Я мало верил в успех, заранее составив себе представление об этом человеке как обремененном стариковскими недугами и не очень заинтересованном в заработке. Хуже нет просить кого-нибудь сделать что-то, чего он не хочет делать или просто может не делать.
Свернув с наклонно натоптанной вдоль штакетника тропинки, где то и дело нужно было держаться за штакетник, чтобы не упасть, я прошел через калитку к застекленной веранде домика Егора Яковлевича.
Дверь на веранду оказалась запертой: через стекло я увидел, что там все завалено кочанами капусты, бурачками и морковью со срезанной ботвой. В одном окне дома показалось длинное строгое лицо со слабой, прозрачной бородкой, и жестом руки мне было указано, что нужно обойти кругом.
Я обошел дом, поднялся по грязным ступенькам открытого крылечка в сени и постучал для порядка в тяжелую, обитую какими-то тряпками дверь.
– Ну, ну! – отозвался изнутри хриплый, но довольно сильный голос. – На себя!
Я вошел в кухню, очень просторную, в два окна. У окна справа сидел за столом старик не старик, но уже в порядочных годах человек с длинным, строгим, нездорового, желтоватого цвета лицом и редкой, когда-то рыжей, а теперь от седины палевой бородкой. На столе стоял самовар, остатки, видимо, вчерашней закуски и пустая поллитровка. Человек спокойно и, как мне показалось, с подчеркнутым невниманием ко мне нарезал яблоко кружочками в стакан – чаевничал. Это и был Егор Яковлевич.
– Не могу, – коротко и с какой-то холодной грустью сказал он, едва я начал излагать свою просьбу.
Я стоял у порога и сесть мог бы либо у самого стола на свободном стуле, если бы меня пригласили, либо устроиться почти у самой двери на деревянном диване, заставленном какими-то ящиками, валенками, цветочными горшками, хламом. Здесь я мог сесть без приглашения, хотя разговаривать отсюда было неудобно, как через улицу.
Все же я сел и стал опять ему излагать дело, стараясь, конечно, ввернуть, что наслышан о его славе мастера. Всю свою канитель с печкой я старался представить в нарочито смешном виде, упирая на собственную беспомощность и наивность в этих делах.

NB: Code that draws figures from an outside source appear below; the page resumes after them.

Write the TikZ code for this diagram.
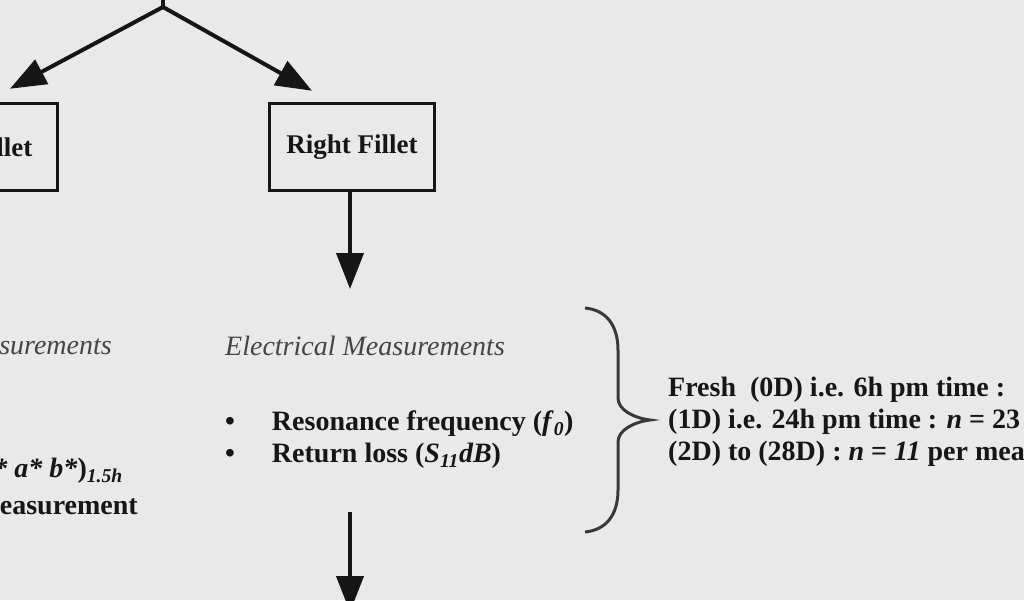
\documentclass[tikz,border=0pt]{standalone}
\usepackage{fontspec}
\setmainfont{Liberation Serif}
\usetikzlibrary{arrows.meta}
\definecolor{bg}{RGB}{233,233,233}
\definecolor{ink}{RGB}{22,22,22}
\tikzset{
  boxnode/.style={draw=ink, line width=3.5pt, minimum width=165pt, minimum height=87pt, font=\fontsize{27}{32}\selectfont\bfseries, text=ink, inner sep=0pt},
  arr/.style={draw=ink, line width=4pt, -{Triangle[width=27pt,length=36pt]}},
  plain/.style={draw=ink, line width=4pt},
  txt/.style={text=ink, inner sep=0pt, font=\fontsize{28}{32}\selectfont\bfseries},
  itxt/.style={text=ink!80!white, inner sep=0pt, font=\fontsize{28}{32}\selectfont\itshape},
  bracestyle/.style={draw=ink!85!white, line width=3pt}
}
\begin{document}
\begin{tikzpicture}[x=1pt,y=-1pt]
\useasboundingbox (0,0) rectangle (1024,600);
\clip (0,0) rectangle (1024,600);
\fill[bg] (0,0) rectangle (1024,600);
% top junction
\coordinate (above) at (163,-10);
\coordinate (top) at (163,7);
\draw[plain] (above) -- (top);
% boxes
\node[boxnode] (lf) at (-25,147) {Left Fillet};
\node[boxnode] (rf) at (352,147) {Right Fillet};
\draw[arr] (top) -- ([xshift=35pt,yshift=13pt]lf.north);
\draw[arr] (top) -- ([xshift=-40pt,yshift=11pt]rf.north);
\coordinate (t1) at (350,289);
\draw[arr] ([xshift=-2pt]rf.south) -- (t1);
% left column texts (cropped)
\node[itxt, anchor=east] (lm) at (112,345) {Measurements};
\node[txt, anchor=east] (lab) at (123,471) {(\textit{L* a* b*})\textsubscript{\textit{1.5h}}};
\node[txt, anchor=east] (lmm) at (138,505) {Measurement};
% electrical measurements
\node[itxt, anchor=west] (em) at (225,346) {Electrical Measurements};
\node[txt, anchor=west] (b1) at (225,424) {\textbullet\hspace{37pt}Resonance frequency (\textit{f}\textsubscript{\textit{0}})};
\node[txt, anchor=west] (b2) at (225,456) {\textbullet\hspace{37pt}Return loss (\textit{S}\textsubscript{\textit{11}}\textit{dB})};
% bottom arrow
\coordinate (b0) at (350,512);
\coordinate (bend) at (350,612);
\draw[arr] (b0) -- (bend);
% brace
\draw[bracestyle] (585,308) .. controls (606,310) and (618,325) .. (618,350)
  -- (618,398) .. controls (618,410) and (634,418) .. (650,420)
  .. controls (634,422) and (618,430) .. (618,442)
  -- (618,490) .. controls (618,515) and (606,530) .. (585,532);
\node[txt, anchor=west, align=left] (dates) at (668,422) {Fresh~~(0D) i.e. 6h pm time :\\(1D) i.e. 24h pm time : \textit{n} = 23\\(2D) to (28D) : \textit{n} = \textit{11} per measurement};
\end{tikzpicture}
\end{document}
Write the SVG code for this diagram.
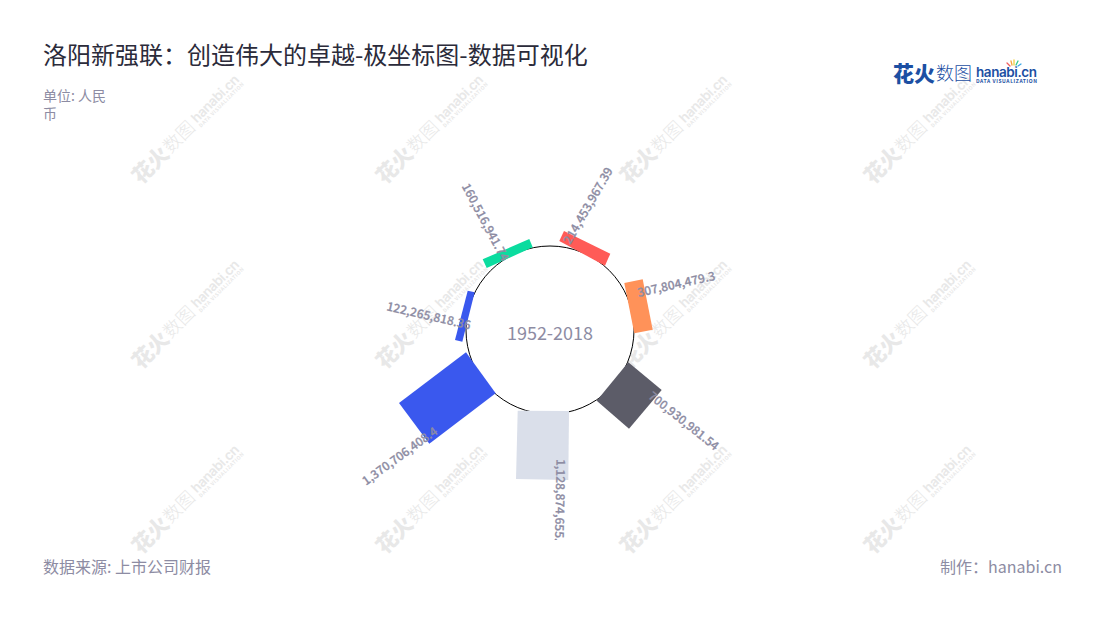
<svg xmlns="http://www.w3.org/2000/svg" xmlns:xlink="http://www.w3.org/1999/xlink" width="1100" height="620" viewBox="0 0 1100 620">
<style>
text{font-family:"Noto Sans CJK SC","Noto Sans",sans-serif}
.lab{font-size:12px;font-weight:500;fill:#8d8ca3;stroke:#8d8ca3;stroke-width:.25px;text-anchor:middle;dominant-baseline:central}
.sub{font-size:14px;fill:#8d8ca3}
.foot{font-size:16px;fill:#8d8ca3}
.wm{fill:#e8e8e8}
.lg{fill:#1c4fa3}
.b{font-size:21px;font-weight:900}
.l{font-size:18px;font-weight:300}
.h{font-size:13.500px;font-weight:600;font-family:"Inter","Noto Sans",sans-serif}
.d{font-size:5px;font-weight:700}
</style>
<defs>
<g id="mark">
<text class="b" x="0" y="0">花火</text>
<text class="l" x="43" y="-1" textLength="36">数图</text>
<text class="h" x="83" y="-4" textLength="61">hanabi.cn</text>
<text class="d" x="83" y="2" textLength="61">DATA VISUALIZATION</text>
</g>
<clipPath id="plot"><rect x="0" y="0" width="1100" height="540"/></clipPath>
</defs>
<rect width="1100" height="620" fill="#fff"/>
<g id="watermarks" class="wm">
<use xlink:href="#mark" transform="translate(141,185) rotate(-45)"/>
<use xlink:href="#mark" transform="translate(385,185) rotate(-45)"/>
<use xlink:href="#mark" transform="translate(629,185) rotate(-45)"/>
<use xlink:href="#mark" transform="translate(873,185) rotate(-45)"/>
<use xlink:href="#mark" transform="translate(141,370) rotate(-45)"/>
<use xlink:href="#mark" transform="translate(385,370) rotate(-45)"/>
<use xlink:href="#mark" transform="translate(629,370) rotate(-45)"/>
<use xlink:href="#mark" transform="translate(873,370) rotate(-45)"/>
<use xlink:href="#mark" transform="translate(141,555) rotate(-45)"/>
<use xlink:href="#mark" transform="translate(385,555) rotate(-45)"/>
<use xlink:href="#mark" transform="translate(629,555) rotate(-45)"/>
<use xlink:href="#mark" transform="translate(873,555) rotate(-45)"/>
</g>
<g id="logo" class="lg">
<use xlink:href="#mark" transform="translate(893,81)"/>
<g stroke-width="1.300" stroke-linecap="round">
<path d="M1010 66l-3-3" stroke="#f25c5c"/><path d="M1012 65l-1-4" stroke="#f5a742"/><path d="M1014 65v-5" stroke="#f0d040"/><path d="M1016 65l2-4" stroke="#35c98f"/><path d="M1018 66l3-2" stroke="#3aa7e8"/>
</g>
</g>
<text id="title" x="43" y="64" font-size="24" fill="#2b2b3a">洛阳新强联&#65306;创造伟大的卓越-极坐标图-数据可视化</text>
<g id="unit" class="sub"><text x="43" y="101">单位: 人民</text><text x="43" y="119">币</text></g>
<circle id="axis" cx="550" cy="330" r="84" fill="#fff" stroke="#000" stroke-width="1"/>
<g id="bars">
<polygon id="bar-2012" points="482.700,259.300 529.300,239 532.700,247.300 486.700,268" fill="#0bdc9f"/>
<polygon id="bar-2013" points="564,231 610.300,253.700 605,265.700 559.300,241" fill="#ff5b57"/>
<polygon id="bar-2014" points="624.300,283 642.700,279.300 652.700,329.700 634.300,333.300" fill="#ff9259"/>
<polygon id="bar-2015" points="628.300,362.300 661.700,390 629,428.700 596.700,400.700" fill="#5c5c68"/>
<polygon id="bar-2016" points="517.700,410.700 569,411 568.300,480 516,479" fill="#dadfea"/>
<polygon id="bar-2017" points="466,352.300 495.700,393.300 429.300,443.700 399,403" fill="#3a58ee"/>
<polygon id="bar-2018" points="467.700,290.700 474.700,292.300 462.300,341.700 455,340" fill="#3a58ee"/>
</g>
<text id="center" x="550" y="340" font-size="18" fill="#8d8ca3" text-anchor="middle">1952-2018</text>
<g id="labels" clip-path="url(#plot)">
<text class="lab" transform="translate(486.500,221.500) rotate(62)">160,516,941.74</text>
<text class="lab" transform="translate(429,314.500) rotate(13)">122,265,818.36</text>
<text class="lab" transform="translate(587,205) rotate(-60)">214,453,967.39</text>
<text class="lab" transform="translate(676,283) rotate(-12.500)">307,804,479.3</text>
<text class="lab" transform="translate(684.500,420) rotate(38.500)">700,930,981.54</text>
<text class="lab" style="text-anchor:start" transform="translate(562,459) rotate(91)">1,128,874,655.1</text>
<text class="lab" transform="translate(399,455) rotate(-36)">1,370,706,408.4</text>
</g>
<text id="source" class="foot" x="43" y="573">数据来源: 上市公司财报</text>
<text id="credit" class="foot" x="1062" y="573" text-anchor="end">制作&#65306;hanabi.cn</text>
</svg>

Но все это он слушал как нечто само собой разумеющееся и ничуть не интересное ему, не прерывая меня: мол, говори себе что хочешь и сколько хочешь, мне все равно, и так и так чай пить. Он даже и не смотрел на меня, а смотрел больше в окно – на непогожую, слякотную улицу, на свои садовые кустики, на всю эту мокрядь и неприютность надворья, видеть какую даже приятно, когда сидишь за чайным столом, на привычном, излюбленном месте, в тепле, обеспеченном доброй, безотказной печкой. Да, он, видимо, знал цену этого утреннего стариковского часа с чайком и табачком, с неторопливым, небеспокойным и необременительным созерцанием и размышлением.
Я вскоре почувствовал, что в кухне очень жарко натоплено. «Реклама», – подумал я и присовокупил к своему изложению еще одно подобострастное замечание насчет того, как тепло и как хорошо с улицы прийти в такое помещение.

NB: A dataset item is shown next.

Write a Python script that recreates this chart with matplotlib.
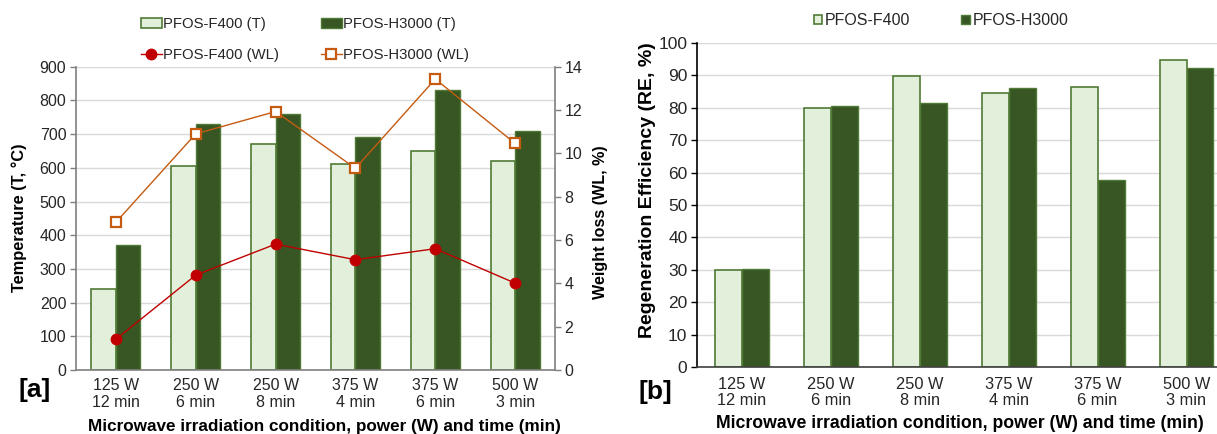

– Нет, не возьмусь, – опять прервал он меня, отодвигая стакан с блюдцем и приступая к перекуру.
– Егор Яковлевич!
– Да что Егор Яковлевич, Егор Яковлевич! – вяло передразнил он, явно пренебрегая моим усердным величанием его по имени-отчеству. – Сказал – не могу. Ясно?

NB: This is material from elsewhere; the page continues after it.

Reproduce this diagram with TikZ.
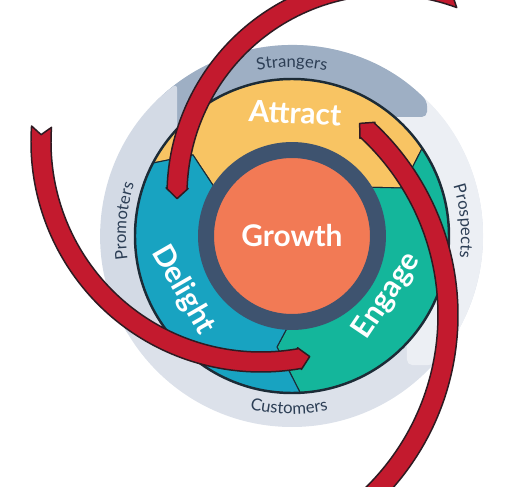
\documentclass[tikz,border=0pt]{standalone}
\usepackage{fontspec}
\setmainfont{Lato}
\usetikzlibrary{decorations.text}
\definecolor{fworange}{HTML}{F27A55}
\definecolor{fwslate}{HTML}{3E536F}
\definecolor{fwyellow}{HTML}{F8C463}
\definecolor{fwblue}{HTML}{18A3C1}
\definecolor{fwgreen}{HTML}{14B69B}
\definecolor{fwline}{HTML}{1C2B36}
\definecolor{fwred}{HTML}{C31A2E}
\definecolor{fwredline}{HTML}{2E1B22}
\definecolor{bandtop}{HTML}{9EAFC4}
\definecolor{bandleft}{HTML}{D3DAE5}
\definecolor{bandright}{HTML}{ECEFF4}
\definecolor{bandbottom}{HTML}{DCE1EA}
\definecolor{bandtext}{HTML}{2C3E55}
\newcommand{\bandfont}{\fontsize{9.5}{11}\selectfont}
\newcommand{\ringfont}{\bfseries\fontsize{17}{20}\selectfont}
% swirl arrow: centre, radius, tail angle, tip angle
\newcommand{\swirl}[4]{%
  \begin{scope}[shift={#1}]
    \filldraw[swirlarrow] ({#3}:{#2+10}) arc[start angle={#3}, end angle={#4-600/#2}, radius={#2+10}]
      -- ({#4-600/#2}:{#2+11}) -- ({#4}:{#2}) -- ({#4-600/#2}:{#2-11})
      -- ({#4-600/#2}:{#2-10}) arc[start angle={#4-600/#2}, end angle={#3}, radius={#2-10}]
      -- ({#3+460/#2}:{#2}) -- cycle;
  \end{scope}}

\begin{document}
\begin{tikzpicture}[x=0.02cm, y=0.02cm,
    seg/.style={draw=fwline, line width=0.6pt},
    swirlarrow/.style={fill=fwred, draw=fwredline, line width=0.85pt, line join=round},
    ringtext/.style={text=white, font=\ringfont},
    bandlabel/.style={decorate, decoration={text along path, text align=center, text color=bandtext}}]
  \useasboundingbox (-292,-251) rectangle (219,236);
  \clip (-292,-251) rectangle (219,236);
  % outer band
  \fill[bandbottom] (0,0) circle[radius=191];
  \fill[bandright, rounded corners=3pt] (50:191) arc[start angle=50, end angle=-42.5, radius=191]
    -- (115,-129) -- (115,0) -- (50:150) -- cycle;
  \fill[bandtop, rounded corners=3pt] (45:191) arc[start angle=45, end angle=140, radius=191]
    -- (140:150) -- (100,119) -- (135,119) -- cycle;
  \fill[bandleft, rounded corners=3pt] (212:191) arc[start angle=212, end angle=127, radius=191]
    -- (-115,100) -- (212:150) -- cycle;
  % flywheel segments
  \filldraw[seg, fill=fwyellow] (152.3:157) arc[start angle=152.3, end angle=34, radius=157]
    -- (23.6:120) -- (32:92) arc[start angle=32, end angle=147.8, radius=92] -- (140.7:128) -- cycle;
  \filldraw[seg, fill=fwgreen] (34:157) arc[start angle=34, end angle=-87, radius=157]
    -- (-97.7:112) -- (-93:92) arc[start angle=-93, end angle=32, radius=92] -- (23.6:120) -- cycle;
  \filldraw[seg, fill=fwblue] (-87:157) arc[start angle=-87, end angle=-207.7, radius=157]
    -- (140.7:128) -- (147.8:92) arc[start angle=147.8, end angle=267, radius=92] -- (-97.7:112) -- cycle;
  \draw[fwline, line width=1.4pt] (0,0) circle[radius=157];
  \node[circle, fill=fworange, draw=fwslate, line width=9.1pt, minimum size=3.44cm, inner sep=0pt,
    ringtext] (growth) at (0,0) {Growth};
  \node[ringtext, rotate=-3] (attract) at (3,123) {Attract};
  \node[ringtext, rotate=-60] (delight) at (-109,-54) {Delight};
  \node[ringtext, rotate=56] (engage) at (95,-60) {Engage};
  % band labels
  \path[bandlabel, decoration={text={|\bandfont|Strangers}}] (130:169) arc[start angle=130, end angle=50, radius=169];
  \path[bandlabel, decoration={text={|\bandfont|Prospects}}] (45:169) arc[start angle=45, end angle=-35, radius=169];
  \path[bandlabel, decoration={text={|\bandfont|Customers}}] (-131:178) arc[start angle=-131, end angle=-51, radius=178];
  \path[bandlabel, decoration={text={|\bandfont|Promoters}}] (215:166) arc[start angle=215, end angle=135, radius=166];
  % swirl arrows
  \swirl{(95,41)}{210}{69.6}{181}
  \swirl{(-31,94)}{220}{176}{282.8}
  \swirl{(-96,-79)}{252}{-95}{49.5}
\end{tikzpicture}
\end{document}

Я мог бы утверждать, что с такой крайней недоступностью и ленивым высокомерием со мной не мог бы говорить не только заведующий районным или областным отделом народного образования, но и любой высокопоставленный начальник с секретарями, телефонами и записью на прием. «Не могу, не возьмусь», – и все. Самый суровый и недоступный начальник при этом все-таки должен был бы сказать мне, почему он не может удовлетворить ту или иную мою просьбу.